His trilogy of books Think Like a Grandmaster, Play Like a Grandmaster, and Train Like a Grandmaster are his best known, with Think Like a Grandmaster, which was translated from the Russian by Bernard Cafferty and published by Batsford in 1971, being particularly famous. The book is not concerned with advising where pieces should be placed on the board, or tactical motifs, but rather with the method of thinking that should be employed during a game. Kotov's advice to identify candidate moves and methodically examine them to build up an "analysis tree" remains well known today.

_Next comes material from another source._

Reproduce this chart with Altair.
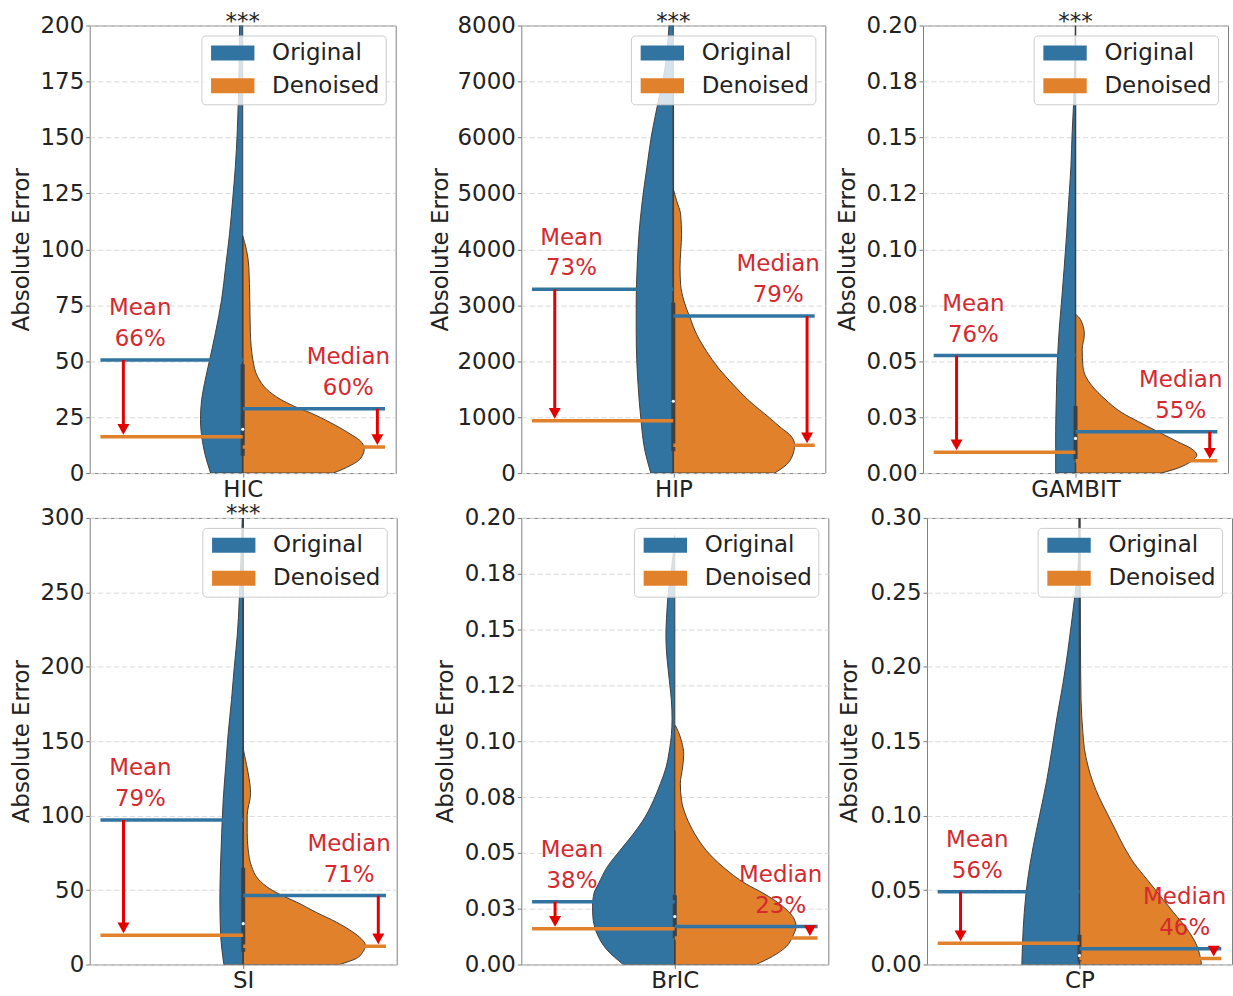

Kotov contributed to the Yugoslav series Encyclopedia of Chess Openings (ECO), which began in 1974, and to the associated games book series Chess Informant as an analyst.

==="Kotov syndrome"===
In Kotov's 1971 book Think Like a Grandmaster, he described a situation when a player thinks very hard for a long time in a complicated position but does not find a clear path, then, running low on time, quickly makes a poor move, often a blunder.

==Books authored==
- Alexander Alekhine by Alexander Kotov, four volumes, Moscow, 1953–1958.
- The Art of the Middle Game, by Paul Keres and Alexander Kotov (translated from the Russian by Harry Golombek), London, Dover 1962, ISBN 0-486-26154-9
- Think Like a Grandmaster, by Alexander Kotov (translated from the Russian by Bernard Cafferty), London, Batsford 1971, (Algebraic Edition 2003) ISBN 0-7134-7885-3
- Play Like a Grandmaster, by Alexander Kotov (translated from the Russian by Bernard Cafferty), London, Batsford 1973, {Algebraic Edition 2003} ISBN 0-7134-1807-9
- World Championship Interzonals: Leningrad—Petropolis 1973, by R.G. Wade, L.S. Blackstock, and Alexander Kotov, New York, RHM Chess Publishing 1974, ISBN 0-213-42851-2
- Train Like a Grandmaster, by Alexander Kotov (translated from the Russian by Bernard Cafferty), London, Batsford 1981, ISBN 0-7134-3609-3
- Chess Tactics, by Alexander Kotov (translated from the Russian and edited by John Littlewood), London, Batsford 1983, ISBN 0-7134-2562-8
- Grandmaster at Work, by Alexander Kotov (first English edition), Macon, American Chess Promotions 1990, ISBN 0-939298-86-4
- The Soviet School of Chess, by Alexander Kotov and Mikhail Yudovich, Los Angeles, University Press of the Pacific 2001, ISBN 0-89875-415-1
- The Science of Strategy, by Alexander Kotov, Quality Chess Europe, 2019, ISBN 978-1-78483-080-9

==Playing style==
Kotov developed a sharp style, was definitely not afraid of complications on the chessboard, and willingly entered into them against even the greatest of opponents. He favoured the closed openings with White, and was very successful with the Sicilian Defence as Black.

==Notable games==

- Kotov vs. Alexander Tolush, Leningrad Championship 1938, Neo-Grünfeld Defence (ECO D76), . Tolush was a dangerous attacker, but he is the one subdued here.
- Kotov vs. Tigran Petrosian, USSR Championship, Moscow 1949, Queen's Gambit, Exchange Variation (D36), 1–0. Petrosian, later World Champion, loses a game he would never forget, falling into an opening trap and resigning in only 13 moves.
- Kotov vs. Paul Keres, Budapest Candidates Tournament 1950, Nimzo-Indian Defence, Saemisch Variation (E24), 1–0. Kotov was near the peak of his form, and dealt Keres a costly loss.
- Yuri Averbakh vs. Kotov, Zurich Candidates Tournament 1953, Old Indian Defence (A55), . Kotov's most famous game is one of the all-time greats of sacrificial chess, as Black gives up his queen for long-term pressure which eventually leads to a mating finish. This game won the 1st Brilliancy Prize (Russian: Beauty Prize, in Bronstein's book of the tournament) at Zurich, widely regarded as one of the very greatest chess tournaments ever held.